Íbamos
regresando todos, sentados uno al lado del otro, con las cabezas gachas;
algunos iban tomados de las manos; otros, apoyados sobre los codos en los
asientos. Pero todos iban cavilando, pensando sobre sí mismos. Habíamos
terminado esa jornada y estábamos todos muertos.
No había ningún
temor en nosotros. Estábamos ensimismados, mirando hacia dentro de nosotros,
liberándonos de lo que hacía unos instantes fuimos, encontrándonos con lo que
realmente somos, recontando lo que hicimos. Estábamos serios y graves, con la
mirada puesta en algún lugar mientras que la memoria nos entregaba recuerdos
que poco a poco se desprendían de nosotros. Nuestras vivencias fluían y
flotaban sobre nuestras cabezas. Las imágenes lentamente se desvanecían en el
éter. Aún vestíamos la ropa con la que nos sorprendió este tránsito. Eran
múltiples y variadas y nos dio una idea de lo repentino y lo inesperado del
hecho.

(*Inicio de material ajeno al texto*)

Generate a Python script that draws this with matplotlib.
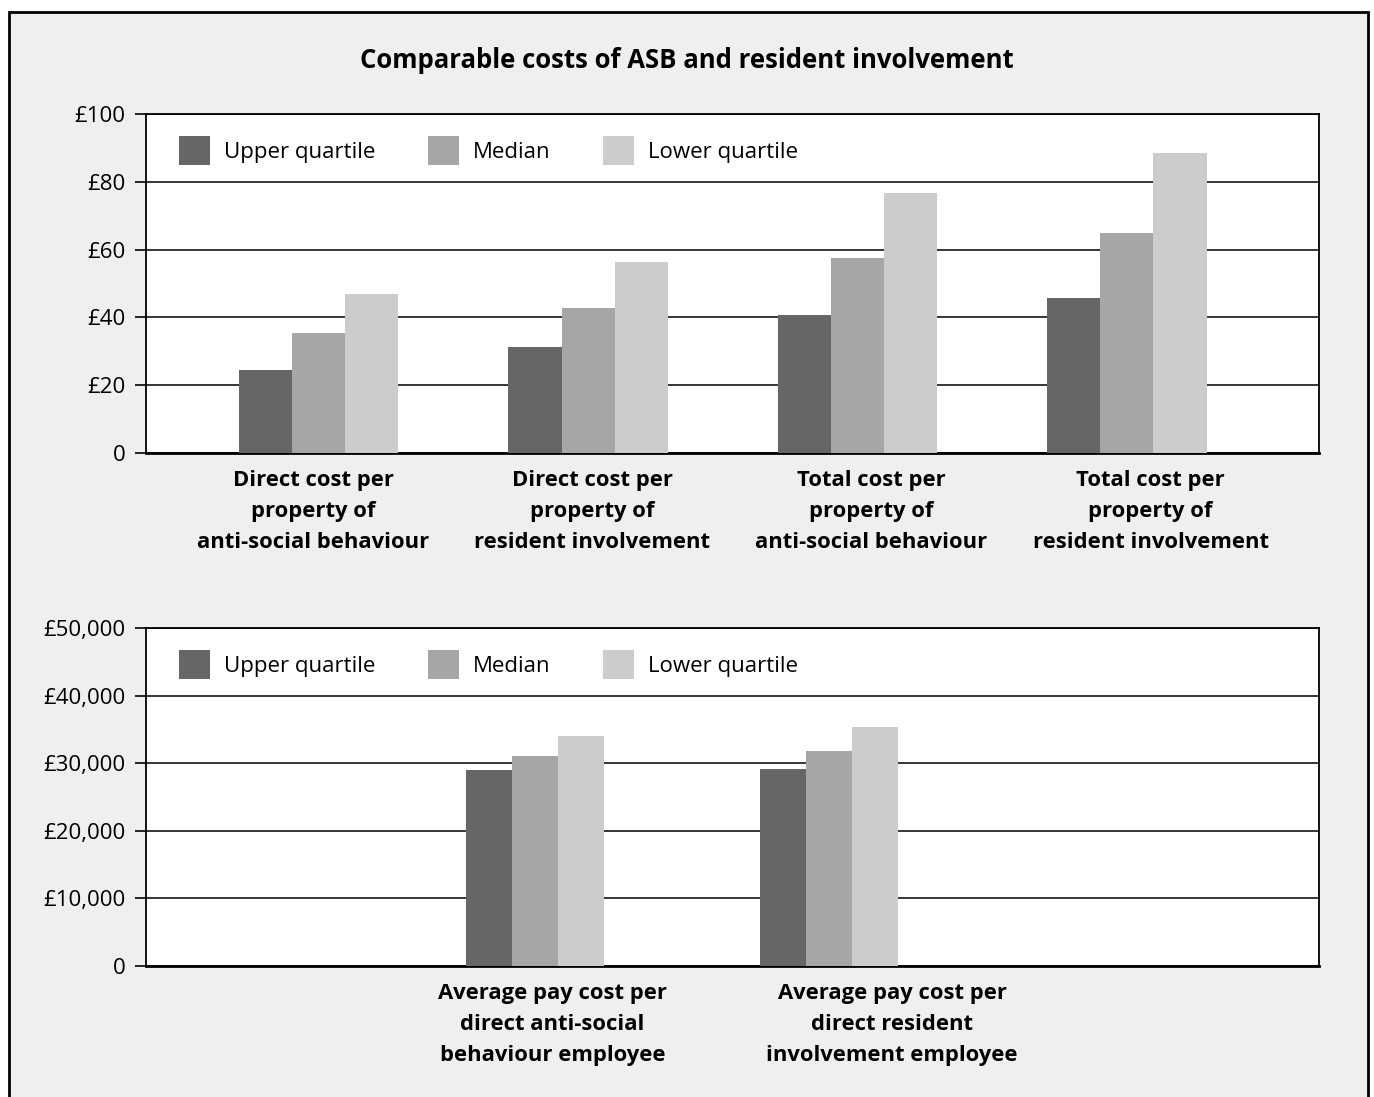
import numpy as np
import matplotlib.pyplot as plt
from matplotlib.patches import Rectangle

plt.rcParams['font.family'] = ['Open Sans', 'DejaVu Sans']

# datos
series = ['Upper quartile', 'Median', 'Lower quartile']
colores = ['#666666', '#a6a6a6', '#cccccc']

cat_arriba = ['Direct cost per\nproperty of\nanti-social behaviour',
              'Direct cost per\nproperty of\nresident involvement',
              'Total cost per\nproperty of\nanti-social behaviour',
              'Total cost per\nproperty of\nresident involvement']
upper_arriba = [24.5, 31.3, 40.7, 45.7]
median_arriba = [35.4, 42.8, 57.5, 64.9]
lower_arriba = [46.9, 56.3, 76.7, 88.5]

cat_abajo = ['Average pay cost per\ndirect anti-social\nbehaviour employee',
             'Average pay cost per\ndirect resident\ninvolvement employee']
upper_abajo = [29000, 29100]
median_abajo = [31100, 31800]
lower_abajo = [34000, 35400]

W, H = 1374, 1097
fig = plt.figure(figsize=(W / 100, H / 100), dpi=100)
fig.patch.set_facecolor('white')
# marco gris con borde negro (sin borde inferior visible)
fig.patches.append(Rectangle((9 / W, -0.05), (1368 - 9) / W, 1.05 - 12 / H,
                             transform=fig.transFigure, facecolor='#efefef',
                             edgecolor='black', linewidth=2, zorder=-10))

fig.text(0.5, 1 - 61 / H, 'Comparable costs of ASB and resident involvement',
         ha='center', va='center', fontsize=18.5, fontweight='bold')


def dibujar(ax, cats, valores, ancho, ymax, yticks, yetiq, xlim, paso_etq, desp_etq):
    x = np.arange(len(cats))
    for k, (vals, col, nom) in enumerate(zip(valores, colores, series)):
        ax.bar(x + (k - 1) * ancho, vals, ancho, color=col, label=nom, zorder=3)
    ax.set_xlim(xlim)
    ax.set_ylim(0, ymax)
    ax.set_yticks(yticks)
    ax.set_yticklabels(yetiq, fontsize=16)
    # las etiquetas del original no quedan justo bajo cada grupo
    ax.set_xticks(x * paso_etq + desp_etq)
    ax.set_xticklabels(cats, fontsize=15.8, fontweight='bold', linespacing=1.62)
    ax.tick_params(axis='x', length=0, pad=12)
    ax.tick_params(axis='y', length=8, width=1.2, pad=7)
    ax.yaxis.grid(True, color='black', linewidth=1.1, zorder=0)
    ax.set_axisbelow(True)
    for s in ax.spines.values():
        s.set_linewidth(1.3)
    ax.spines['bottom'].set_linewidth(2)
    ax.legend(loc='upper left', ncol=3, frameon=False, fontsize=16,
              handlelength=1.4, handleheight=1.65, handletextpad=0.63,
              columnspacing=2.35, borderaxespad=0, borderpad=0,
              bbox_to_anchor=(33 / 1173, 0.935))


ax1 = fig.add_axes([146 / W, 1 - 453 / H, (1319 - 146) / W, 339 / H])
dibujar(ax1, cat_arriba, [upper_arriba, median_arriba, lower_arriba], 0.197, 100,
        [0, 20, 40, 60, 80, 100], ['0', '£20', '£40', '£60', '£80', '£100'],
        (-0.641, 3.713), 1.036, -0.02)

ax2 = fig.add_axes([146 / W, 1 - 966 / H, (1319 - 146) / W, 338 / H])
dibujar(ax2, cat_abajo, [upper_abajo, median_abajo, lower_abajo], 0.157, 50000,
        [0, 10000, 20000, 30000, 40000, 50000],
        ['0', '£10,000', '£20,000', '£30,000', '£40,000', '£50,000'],
        (-1.323, 2.667), 1.155, 0.06)

plt.savefig('out.png', dpi=100)
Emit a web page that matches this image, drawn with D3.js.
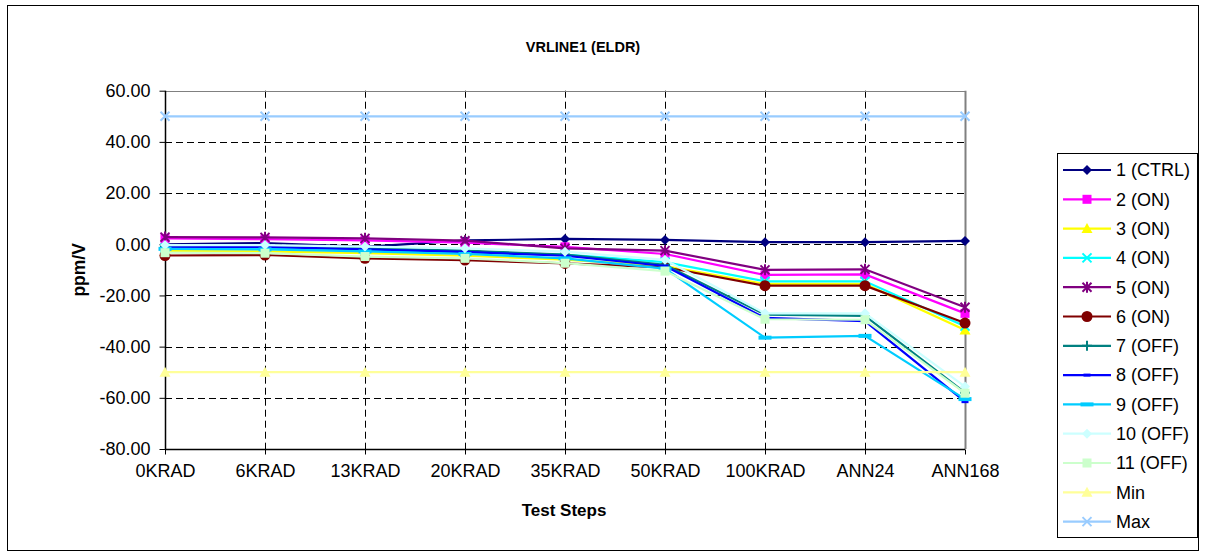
<!DOCTYPE html>
<html><head><meta charset="utf-8">
<script src="https://cdn.jsdelivr.net/npm/d3@7"></script>
<style>
html,body{margin:0;padding:0;background:#fff;}
text{font-family:"Liberation Sans",Arial,sans-serif;}
</style></head>
<body><svg id="chart" width="1206" height="558"></svg>
<script>
const categories = ["0KRAD","6KRAD","13KRAD","20KRAD","35KRAD","50KRAD","100KRAD","ANN24","ANN168"];
const yTicks = [60,40,20,0,-20,-40,-60,-80];
const seriesNames = ["1 (CTRL)","2 (ON)","3 (ON)","4 (ON)","5 (ON)","6 (ON)","7 (OFF)","8 (OFF)","9 (OFF)","10 (OFF)","11 (OFF)","Min","Max"];
const s1  = [0.0, 0.5, -1.0, 1.5, 2.1, 1.7, 0.8, 0.8, 1.3];
const s2  = [2.3, 2.0, 1.5, 0.6, -1.0, -3.8, -12.0, -11.8, -27.0];
const s3  = [-2.7, -2.8, -3.5, -4.5, -6.0, -8.5, -15.5, -15.5, -33.5];
const s4  = [-1.5, -1.5, -2.2, -3.2, -4.0, -7.0, -14.5, -14.5, -32.0];
const s5  = [2.8, 2.7, 2.3, 1.4, -1.6, -2.5, -10.0, -9.8, -24.6];
const s6  = [-4.4, -4.2, -5.5, -6.2, -7.5, -9.0, -16.2, -16.2, -30.8];
const s7  = [-0.8, -0.5, -1.5, -2.5, -4.0, -8.0, -27.5, -28.0, -58.0];
const s8  = [-1.2, -1.0, -2.0, -3.0, -4.5, -8.5, -28.8, -30.0, -61.5];
const s9  = [-1.8, -2.0, -2.8, -3.8, -5.5, -9.5, -36.5, -35.8, -60.5];
const s10 = [-0.3, -0.3, -0.9, -1.6, -2.9, -6.1, -27.0, -27.0, -55.6];
const s11 = [-3.3, -3.5, -4.8, -5.5, -7.4, -10.5, -29.3, -29.5, -58.2];
const sMin = [-50, -50, -50, -50, -50, -50, -50, -50, -50];
const sMax = [50, 50, 50, 50, 50, 50, 50, 50, 50];
const seriesValues = [s1,s2,s3,s4,s5,s6,s7,s8,s9,s10,s11,sMin,sMax];
const seriesColors = ["#000080","#FF00FF","#FFFF00","#00FFFF","#800080","#800000","#008080","#0000FF","#00CCFF","#CCFFFF","#CCFFCC","#FFFF99","#99CCFF"];
const seriesMarkers = ["diamond","square","triangle","x","star","circle","plus","dash","bar","diamond","square","triangle","x"];

const svg = d3.select("#chart");
svg.append("rect").attr("x",7.5).attr("y",5.5).attr("width",1191).attr("height",545)
  .attr("fill","#fff").attr("stroke","#000").attr("stroke-width",1);

const L=165, R=965, T=90.7, B=449;
const x = d3.scalePoint().domain(categories).range([L,R]);
const y = d3.scaleLinear().domain([-80,60]).range([B,T]);

// gridlines
const g = svg.append("g");
yTicks.filter(v=>v>-80 && v<60).forEach(v=>{
  g.append("line").attr("x1",L).attr("x2",R).attr("y1",Math.round(y(v))+0.5).attr("y2",Math.round(y(v))+0.5)
   .attr("stroke","#000").attr("stroke-width",1).attr("stroke-dasharray","7,4");
});
categories.slice(1,-1).forEach(c=>{
  g.append("line").attr("x1",Math.round(x(c))+0.5).attr("x2",Math.round(x(c))+0.5).attr("y1",T).attr("y2",B)
   .attr("stroke","#000").attr("stroke-width",1).attr("stroke-dasharray","7,4");
});
// plot frame top/right gray
g.append("line").attr("x1",L).attr("x2",R).attr("y1",Math.round(T)+0.5).attr("y2",Math.round(T)+0.5).attr("stroke","#808080");
g.append("line").attr("x1",R+0.5).attr("x2",R+0.5).attr("y1",T).attr("y2",B).attr("stroke","#808080").attr("stroke-width",2);

// axes
const fmt = d3.format(".2f");
const yAxis = d3.axisLeft(y).tickValues(yTicks).tickSize(6).tickPadding(9).tickFormat(d=>fmt(d).replace("\u2212","-"));
const ya = svg.append("g").attr("transform",`translate(${L+0.5},0)`).call(yAxis);
const xAxis = d3.axisBottom(x).tickSize(5).tickPadding(10);
const xa = svg.append("g").attr("transform",`translate(0,${Math.round(B)+0.5})`).call(xAxis);
[ya,xa].forEach(a=>{
  a.select(".domain").attr("stroke","#000").attr("stroke-width",1.5);
  a.selectAll(".tick line").attr("stroke","#000");
  a.selectAll("text").attr("font-family","Liberation Sans, Arial, sans-serif").attr("font-size",18).attr("fill","#000");
});
xa.select(".domain").attr("d",`M${L},0H${R}`);
ya.select(".domain").attr("d",`M0,${T}V${B}`);

// markers
function marker(sel, type, color, cx, cy){
  const s = 5;
  if(type==="diamond") sel.append("path").attr("d",`M${cx},${cy-s}L${cx+s},${cy}L${cx},${cy+s}L${cx-s},${cy}Z`).attr("fill",color);
  else if(type==="square") sel.append("rect").attr("x",cx-4.5).attr("y",cy-4.5).attr("width",9).attr("height",9).attr("fill",color);
  else if(type==="triangle") sel.append("path").attr("d",`M${cx},${cy-5.5}L${cx+5.5},${cy+4.5}L${cx-5.5},${cy+4.5}Z`).attr("fill",color);
  else if(type==="circle") sel.append("circle").attr("cx",cx).attr("cy",cy).attr("r",5.5).attr("fill",color);
  else if(type==="x") sel.append("path").attr("d",`M${cx-4.5},${cy-4.5}L${cx+4.5},${cy+4.5}M${cx+4.5},${cy-4.5}L${cx-4.5},${cy+4.5}`).attr("stroke",color).attr("stroke-width",2).attr("fill","none");
  else if(type==="star") sel.append("path").attr("d",`M${cx-4.5},${cy-4.5}L${cx+4.5},${cy+4.5}M${cx+4.5},${cy-4.5}L${cx-4.5},${cy+4.5}M${cx},${cy-5.5}L${cx},${cy+5.5}`).attr("stroke",color).attr("stroke-width",2).attr("fill","none");
  else if(type==="plus") sel.append("path").attr("d",`M${cx-5},${cy}L${cx+5},${cy}M${cx},${cy-5}L${cx},${cy+5}`).attr("stroke",color).attr("stroke-width",2).attr("fill","none");
  else if(type==="dash") sel.append("rect").attr("x",cx-3.5).attr("y",cy-1.5).attr("width",7).attr("height",3).attr("fill",color);
  else if(type==="bar") sel.append("rect").attr("x",cx-6.5).attr("y",cy-2).attr("width",13).attr("height",4).attr("fill",color);
}

// series
const line = d3.line().x((d,i)=>x(categories[i])).y(d=>y(d));
const sg = svg.append("g");
seriesValues.forEach((vals,k)=>{
  const gg = sg.append("g");
  gg.append("path").attr("d",line(vals)).attr("fill","none").attr("stroke",seriesColors[k]).attr("stroke-width",2.2);
  vals.forEach((v,i)=>marker(gg, seriesMarkers[k], seriesColors[k], x(categories[i]), y(v)));
});

// titles
svg.append("text").attr("x",583).attr("y",52).attr("text-anchor","middle").attr("font-weight","bold").attr("font-size",14.5).text("VRLINE1 (ELDR)");
svg.append("text").attr("x",564).attr("y",516).attr("text-anchor","middle").attr("font-weight","bold").attr("font-size",17).text("Test Steps");
svg.append("text").attr("transform",`translate(85,${(T+B)/2}) rotate(-90)`).attr("text-anchor","middle").attr("font-weight","bold").attr("font-size",17.5).text("ppm/V");

// legend
const lg = svg.append("g");
lg.append("rect").attr("x",1057.5).attr("y",153.5).attr("width",140).attr("height",384).attr("fill","#fff").attr("stroke","#000");
seriesNames.forEach((n,k)=>{
  const cy = 170 + k*29.3;
  lg.append("line").attr("x1",1063).attr("x2",1111).attr("y1",cy).attr("y2",cy).attr("stroke",seriesColors[k]).attr("stroke-width",2.2);
  marker(lg, seriesMarkers[k], seriesColors[k], 1087, cy);
  lg.append("text").attr("x",1116).attr("y",cy+6.3).attr("font-size",18).text(n);
});
</script></body></html>
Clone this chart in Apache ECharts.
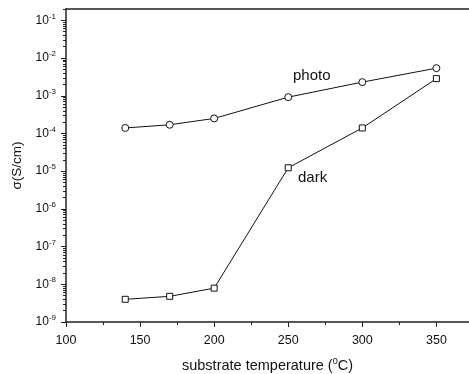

Una joven de dieciocho años, de cabello teñido de rubio, llevaba una
falda estrecha y una blusa ceñida; un joven con apariencia de oficinista, un
traje oscuro y camisa de cuello y corbata; un actor, vestido de rey Luis XVI;
un obrero sentado a su lado aún tenía los guantes en las manos y un casco
protector en la cabeza. Un doctor con mandil blanco y su estetoscopio alrededor
del cuello y hasta un sacerdote con su sotana franciscana y su rosario
enrollado en sus dedos.
En esa soledad
compartida cada uno se iba desprendiendo de sus temores, de sus culpas, como
hojas desprendidas por el viento, se iban yendo rencores y lamentos. Una
adolescente de adelante se desprendió del recuerdo del hijo que abortó y de la
terquedad que imponía a quienes se le acercaban para darle consejos que no
siguió. Un gerente, aún con su portafolio en su brazo, recordaba la carrera ascendente
que realizó a costa de innobles acciones, olvidando reglas, atropellando
consideraciones, saltando barreras morales, para obtener la directiva. Una dama
echaba de su recuerdo y remordimiento el haber puesto miles de trabas y
obstáculos para evitar que sus menores hijos disfrutaran normalmente de la
alegría de las visitas del padre y hacerle la vida imposible por detalles y
nimios requerimientos, porque no soportaba que otras personas fueran felices y
no ella. Al lado, un constructor se olvidaba de los defectuosos caminos que
construyó, de la fortuna que acumuló al edificar obras de calidad ínfima y
amañando las inspecciones. Un juez, al otro lado, se liberaba del tormento de
repasar en su mente los rostros de inocentes que condenó porque no le agradaba
el color de su piel, sus miradas, sus apariencias y su trato inhumano,
insensible e inmisericorde con el pobre. Un policía, todavía con su uniforme,
su pistola y su bastón dejaba liberar la conciencia de las falsas imputaciones
que levantó contra gente que no le simpatizaba: ancianos, extranjeros,
homosexuales.
Así, poco a poco
se fueron liberando, esfumándose de sus cabezas todas sus penas. Todos
escuchaban las confesiones de todos; todos sabían de todos y en el trayecto nos
fuimos sintiendo menos acongojados, nos apiadamos de nosotros y de los demás.
Poco a poco los sentimientos se hicieron lejanos, disipados. Nuestra vida se
purgó del dolor en un instante. Desechado lo que habíamos pasado, solo quedó la
tristeza de haber vuelto, de no poder haberlo hecho mejor. Y la pena de saber
que volveríamos a intentarlo otra vez.